Predictive analytics is the use of historical data and statistics to predict future outcomes. It combines machine learning (ML), data analysis, artificial intelligence, and data models to identify patterns that forecast future outcomes. Companies use historical and present data to anticipate trends and behaviors seconds, days, or years in advance with great accuracy.
Predictive analytics can be used in any industry, from healthcare to fraud detection, from marketing to investments, and, of course, software development and software testing. In test automation, predictive analytics use data from code repositories, defect logs, user input, testing tools, and production settings to build models that predict the software quality and results using regression, classification, clustering, anomaly detection, and natural language processing techniques. These models provide actionable insights to QA teams by emphasizing priority features for testing, main test cases, urgent fixes, and important code reviews.
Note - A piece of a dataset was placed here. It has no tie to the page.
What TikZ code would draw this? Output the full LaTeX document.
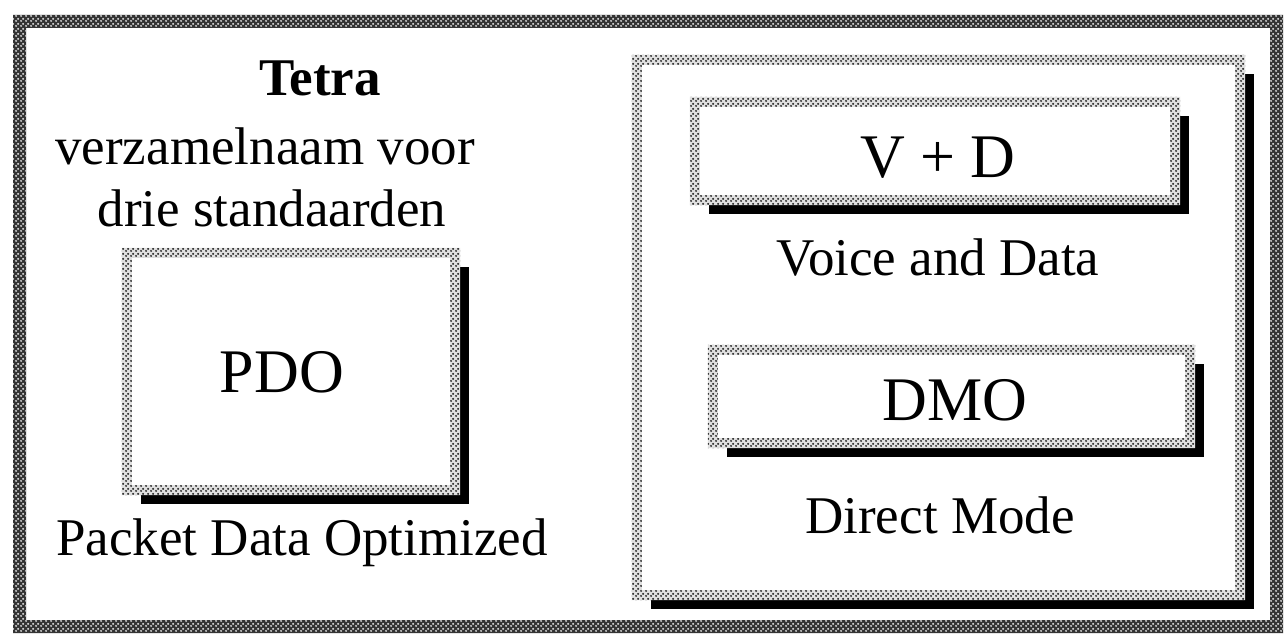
\documentclass[tikz,border=0pt]{standalone}
\usepackage{fontspec}
\setmainfont{Liberation Serif}
\usetikzlibrary{shadows,patterns.meta}
% halftone dots used for the frames
\tikzdeclarepattern{
  name=ditherdots,
  type=uncolored,
  bounding box={(0pt,0pt) and (5pt,5pt)},
  tile size={(5pt,5pt)},
  code={
    \fill (1.25pt,1.25pt) circle (1.25pt);
    \fill (3.75pt,3.75pt) circle (1.25pt);
  }
}
\tikzset{
  panel/.style={fill=white, inner sep=0pt,
    drop shadow={shadow xshift=14pt, shadow yshift=-14pt, fill=black, opacity=1}},
  label/.style={font=\fontsize{53}{60}\selectfont, inner sep=0pt},
  boxlabel/.style={font=\fontsize{62}{70}\selectfont, inner sep=0pt},
}
% dotted ring of half width #2 around the border of node #1
\newcommand\ditherring[2]{%
  \fill[black!12, even odd rule]
    ([shift={(-#2,#2)}]#1.north west) rectangle ([shift={(#2,-#2)}]#1.south east)
    ([shift={(#2,-#2)}]#1.north west) rectangle ([shift={(-#2,#2)}]#1.south east);
  \fill[pattern=ditherdots, pattern color=black!85, even odd rule]
    ([shift={(-#2,#2)}]#1.north west) rectangle ([shift={(#2,-#2)}]#1.south east)
    ([shift={(#2,-#2)}]#1.north west) rectangle ([shift={(-#2,#2)}]#1.south east);}
\begin{document}
\begin{tikzpicture}[x=1pt, y=-1pt]
  \useasboundingbox (0,0) rectangle (1285,642);
  \fill[white] (0,0) rectangle (1285,642);
  % outer frame: dark band with light dots
  \fill[black!80, even odd rule] (13,15) rectangle (1283,633) (26,28) rectangle (1270,620);
  \fill[pattern=ditherdots, pattern color=white!85!black, even odd rule]
    (13,15) rectangle (1283,633) (26,28) rectangle (1270,620);
  % left column
  \node[label, font=\fontsize{53}{60}\selectfont\bfseries] (tetra) at (320,78) {Tetra};
  \node[label] (verz) at (265,146) {verzamelnaam voor};
  \node[label] (drie) at (272,208) {drie standaarden};
  \node[panel, minimum width=328pt, minimum height=237pt] (pdo) at (291,371.5) {};
  \ditherring{pdo}{5pt}
  \node[boxlabel] (pdotext) at (282,372) {PDO};
  \node[label] (pdoname) at (302,543) {Packet Data Optimized};
  % right panel
  \node[panel, minimum width=603pt, minimum height=535pt] (right) at (938.5,327.5) {};
  \ditherring{right}{5pt}
  \node[panel, minimum width=480pt, minimum height=98pt] (vd) at (935,151) {};
  \ditherring{vd}{5pt}
  \node[boxlabel] (vdtext) at (938,158) {V + D};
  \node[label] (vdname) at (938,258) {Voice and Data};
  \node[panel, minimum width=477pt, minimum height=93pt] (dmo) at (951.5,396.5) {};
  \ditherring{dmo}{5pt}
  \node[boxlabel] (dmotext) at (955,400) {DMO};
  \node[label] (dmoname) at (940,515) {Direct Mode};
\end{tikzpicture}
\end{document}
Predictive Analytics Models
There are multiple predictive analytics models, based on the type of data used, the business goals, and how complex the relationship between the variables is. Some of the most notable models are:
- Classification model: This a basic and commonly used model that provides simple answers to yes or no questions. It uses past data to produce an extensive assessment of a request. Companies use this model because they can adapt it to include new or updated data when creating a response.
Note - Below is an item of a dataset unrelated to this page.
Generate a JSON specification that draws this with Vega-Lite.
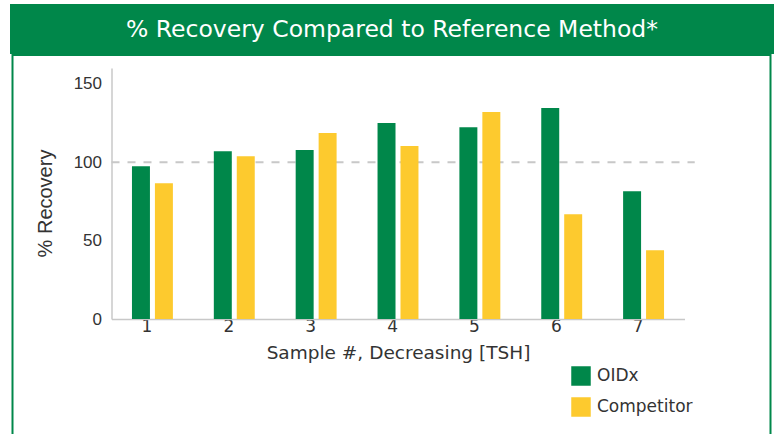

- Clustering model: This model splits data into categories based on certain characteristics. It then takes the data from each group to provide large-scale results for each cluster. This model uses two forms of clustering. With hard clustering, data is classified by evaluating whether the points belong to a specific cluster. As opposed to hard clustering, soft clustering provides a probability for each one.
- Outliers model: The outliers model detects atypical data in a dataset. It can examine specific occurrences of unusual data or their relationships to other classes.
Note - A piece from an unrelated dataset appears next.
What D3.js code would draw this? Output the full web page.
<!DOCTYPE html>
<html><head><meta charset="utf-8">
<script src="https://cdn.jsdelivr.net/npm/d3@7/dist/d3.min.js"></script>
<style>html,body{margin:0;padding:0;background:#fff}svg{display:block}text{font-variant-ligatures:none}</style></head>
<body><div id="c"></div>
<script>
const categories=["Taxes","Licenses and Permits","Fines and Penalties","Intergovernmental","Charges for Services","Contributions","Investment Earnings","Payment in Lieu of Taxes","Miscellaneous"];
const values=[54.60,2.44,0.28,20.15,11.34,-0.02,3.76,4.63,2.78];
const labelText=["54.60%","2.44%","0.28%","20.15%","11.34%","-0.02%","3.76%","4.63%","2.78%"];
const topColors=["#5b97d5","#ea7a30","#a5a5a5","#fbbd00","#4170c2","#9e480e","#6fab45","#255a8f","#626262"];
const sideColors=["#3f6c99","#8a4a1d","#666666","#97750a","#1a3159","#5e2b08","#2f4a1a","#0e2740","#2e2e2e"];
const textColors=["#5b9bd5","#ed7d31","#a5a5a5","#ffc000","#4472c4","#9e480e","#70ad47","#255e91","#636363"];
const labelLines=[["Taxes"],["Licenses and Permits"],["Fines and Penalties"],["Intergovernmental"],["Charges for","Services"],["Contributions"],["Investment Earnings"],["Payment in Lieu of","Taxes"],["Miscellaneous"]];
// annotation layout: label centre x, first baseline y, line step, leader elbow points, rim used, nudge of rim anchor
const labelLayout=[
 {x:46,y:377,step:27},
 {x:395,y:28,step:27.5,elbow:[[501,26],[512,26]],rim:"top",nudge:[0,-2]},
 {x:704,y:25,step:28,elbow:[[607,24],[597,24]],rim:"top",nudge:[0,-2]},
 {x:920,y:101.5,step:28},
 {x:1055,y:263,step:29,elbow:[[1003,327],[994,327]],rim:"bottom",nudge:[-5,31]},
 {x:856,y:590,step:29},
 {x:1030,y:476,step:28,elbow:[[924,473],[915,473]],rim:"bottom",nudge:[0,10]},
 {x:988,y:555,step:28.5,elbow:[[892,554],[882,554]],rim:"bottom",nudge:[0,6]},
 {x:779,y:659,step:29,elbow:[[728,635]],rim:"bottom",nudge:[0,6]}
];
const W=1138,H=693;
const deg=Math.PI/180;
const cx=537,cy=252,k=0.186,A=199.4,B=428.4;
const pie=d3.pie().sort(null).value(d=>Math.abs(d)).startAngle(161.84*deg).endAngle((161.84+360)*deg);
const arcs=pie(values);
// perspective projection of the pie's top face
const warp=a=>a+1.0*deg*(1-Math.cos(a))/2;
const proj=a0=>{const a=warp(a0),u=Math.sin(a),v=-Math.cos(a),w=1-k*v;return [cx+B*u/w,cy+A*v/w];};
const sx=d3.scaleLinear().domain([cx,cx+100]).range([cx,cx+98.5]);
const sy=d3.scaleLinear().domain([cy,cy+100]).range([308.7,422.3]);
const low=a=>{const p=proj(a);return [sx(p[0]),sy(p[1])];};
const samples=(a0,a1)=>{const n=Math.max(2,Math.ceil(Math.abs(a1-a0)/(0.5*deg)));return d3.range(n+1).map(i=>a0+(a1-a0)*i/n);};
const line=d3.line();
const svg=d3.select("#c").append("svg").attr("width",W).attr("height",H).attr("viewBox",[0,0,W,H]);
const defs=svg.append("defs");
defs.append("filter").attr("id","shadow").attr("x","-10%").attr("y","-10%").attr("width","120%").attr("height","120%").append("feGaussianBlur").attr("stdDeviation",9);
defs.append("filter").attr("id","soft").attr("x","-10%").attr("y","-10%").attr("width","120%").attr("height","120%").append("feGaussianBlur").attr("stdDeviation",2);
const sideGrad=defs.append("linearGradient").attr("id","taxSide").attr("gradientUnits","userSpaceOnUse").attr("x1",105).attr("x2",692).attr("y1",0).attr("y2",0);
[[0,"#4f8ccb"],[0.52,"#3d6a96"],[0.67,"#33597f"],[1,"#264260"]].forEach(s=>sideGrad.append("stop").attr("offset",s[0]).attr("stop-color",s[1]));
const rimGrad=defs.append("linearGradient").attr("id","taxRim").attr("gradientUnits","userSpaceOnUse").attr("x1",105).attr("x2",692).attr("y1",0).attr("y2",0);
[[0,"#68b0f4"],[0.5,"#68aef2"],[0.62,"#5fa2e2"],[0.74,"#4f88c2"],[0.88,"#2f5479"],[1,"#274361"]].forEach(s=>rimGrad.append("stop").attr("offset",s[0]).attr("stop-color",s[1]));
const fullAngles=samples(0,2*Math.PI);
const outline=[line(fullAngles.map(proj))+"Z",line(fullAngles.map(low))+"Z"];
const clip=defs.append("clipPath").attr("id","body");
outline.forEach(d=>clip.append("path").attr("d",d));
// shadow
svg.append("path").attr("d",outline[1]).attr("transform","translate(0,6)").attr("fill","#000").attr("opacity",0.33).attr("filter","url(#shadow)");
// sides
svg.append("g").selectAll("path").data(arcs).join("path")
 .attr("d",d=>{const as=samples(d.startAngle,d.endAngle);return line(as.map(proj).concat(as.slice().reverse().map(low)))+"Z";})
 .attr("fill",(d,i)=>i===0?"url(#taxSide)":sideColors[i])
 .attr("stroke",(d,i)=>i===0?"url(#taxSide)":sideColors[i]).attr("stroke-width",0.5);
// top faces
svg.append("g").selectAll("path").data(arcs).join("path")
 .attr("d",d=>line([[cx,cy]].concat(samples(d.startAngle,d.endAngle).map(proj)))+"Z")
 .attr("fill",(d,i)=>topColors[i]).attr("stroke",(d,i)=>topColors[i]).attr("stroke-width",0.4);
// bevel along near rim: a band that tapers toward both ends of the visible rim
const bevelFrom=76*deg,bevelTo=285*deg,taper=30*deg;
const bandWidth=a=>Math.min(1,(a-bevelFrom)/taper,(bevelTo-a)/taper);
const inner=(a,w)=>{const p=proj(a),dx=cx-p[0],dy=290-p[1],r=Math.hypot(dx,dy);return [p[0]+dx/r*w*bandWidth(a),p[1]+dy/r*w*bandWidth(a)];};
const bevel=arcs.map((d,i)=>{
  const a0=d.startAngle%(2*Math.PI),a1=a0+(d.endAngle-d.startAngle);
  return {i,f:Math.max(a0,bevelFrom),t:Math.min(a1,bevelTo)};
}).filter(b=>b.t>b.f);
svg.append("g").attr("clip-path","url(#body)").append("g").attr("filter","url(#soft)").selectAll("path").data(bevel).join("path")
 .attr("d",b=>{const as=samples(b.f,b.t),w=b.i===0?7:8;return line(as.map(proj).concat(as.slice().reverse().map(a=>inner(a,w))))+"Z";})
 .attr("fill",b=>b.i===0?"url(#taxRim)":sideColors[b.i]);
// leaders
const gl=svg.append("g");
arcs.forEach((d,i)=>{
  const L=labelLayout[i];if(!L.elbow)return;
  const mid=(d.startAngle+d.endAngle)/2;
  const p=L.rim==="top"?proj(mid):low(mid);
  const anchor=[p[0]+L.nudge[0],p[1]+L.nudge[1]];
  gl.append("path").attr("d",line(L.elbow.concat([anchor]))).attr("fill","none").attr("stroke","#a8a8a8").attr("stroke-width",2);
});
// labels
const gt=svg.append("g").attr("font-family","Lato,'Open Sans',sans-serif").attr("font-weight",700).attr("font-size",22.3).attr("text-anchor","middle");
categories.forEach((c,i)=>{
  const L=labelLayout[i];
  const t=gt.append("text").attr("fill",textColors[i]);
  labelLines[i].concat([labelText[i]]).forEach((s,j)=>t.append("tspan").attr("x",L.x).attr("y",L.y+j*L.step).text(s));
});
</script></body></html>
- Decision tree: an algorithm that arranges data sets into a tree-like structure to show the probable results of various options. This model divides the options into branches and lists potential outcomes beneath each decision. Testers can use this to identify the most significant variables in a given dataset.
- Time series model: This model predicts possible outcomes by analyzing past data points at repeated intervals. In software testing, it can be used to estimate test execution time, resource use, and failure rates.
Benefits of Predictive Analytics in Test Automation
Some of the most important benefits of using predictive analytics in software testing, especially in test automation, are:
- Early defect detection and increased test coverage: Using the data from previously discovered bugs and historical test runs, you can predict not only which areas can cluster more defects but also the more probable ones. This way, you can adapt the automated tests to better cover risky areas or certain non-functional aspects.
- Improved user experience: Predictive analytics can help to analyze users’ behavior. By better understanding how the end-users work with the application, you can adapt the test scripts to focus more on the most common areas and make sure they work as expected.
- Predictive performance monitoring: Real-time data from the production environment suggests software performance, availability, and reliability, notifying QA teams of any discrepancies or problems. Predictive analytics can also use data from previous test automation executions to predict how long the test suites will take to execute and what results to expect.
- Cost reduction: Early bug detention, as well as better coverage, can help you reduce costs in software testing. Build features like defect density, code complexity, and test case execution history, choose appropriate modeling techniques, use machine learning algorithms to prioritize test cases, and implement data integration and automated reporting for real-time insights.
- Improved release control: Predictive analytics allows you to quickly anticipate possible risks connected with scheduled releases, and predict the right time to release to market. Testers identify their resource requirements, and analytics ensure suitable allocation.
Data Types Used for Predictive Analytics Models in Test Automation
Any machine learning model is as good as the data it uses. So, if you want accurate predictive analytics for your test automation project, you have to make sure that you use not only enough data but also relevant data. Many types of data can be useful in test automation, but you can adapt them to your needs. Among the most common, we can count:
- Defect data: Collect data related to previous bugs and issues. Using this data, predictive analytics can better anticipate where defects will be found. Use this data to create test scripts that cover the areas more prone to defects.
- Test-related data: This data can be related to the time it takes to run the test suite, the defect ratio, and the test results. This data can help with predicting future results, possible defects, and test execution time.
- Application data: This includes user interaction data, error logs, performance monitoring data, and user feedback. Predictive analytics techniques use this data for regression analysis, time series analysis, and predicting user engagement metrics and application response time.
- Development data: Collecting development data from various stages of the software development lifecycle can help identify code quality issues and areas for improvement. This data can be collected from sources like version control systems, code quality analysis tools, and defects.
Final Thoughts
Predictive analytics in software testing and in test automation is a technique that can help predict future testing outcomes. Such outcomes can mean where in the application under test it is more probable to find new defects, how to increase test coverage to test the riskier features, the expected pass/fail ratio of test cases, and so on. These predictions can help improve the test automation process, improving in turn the user experience, release processes, and overall testing efforts.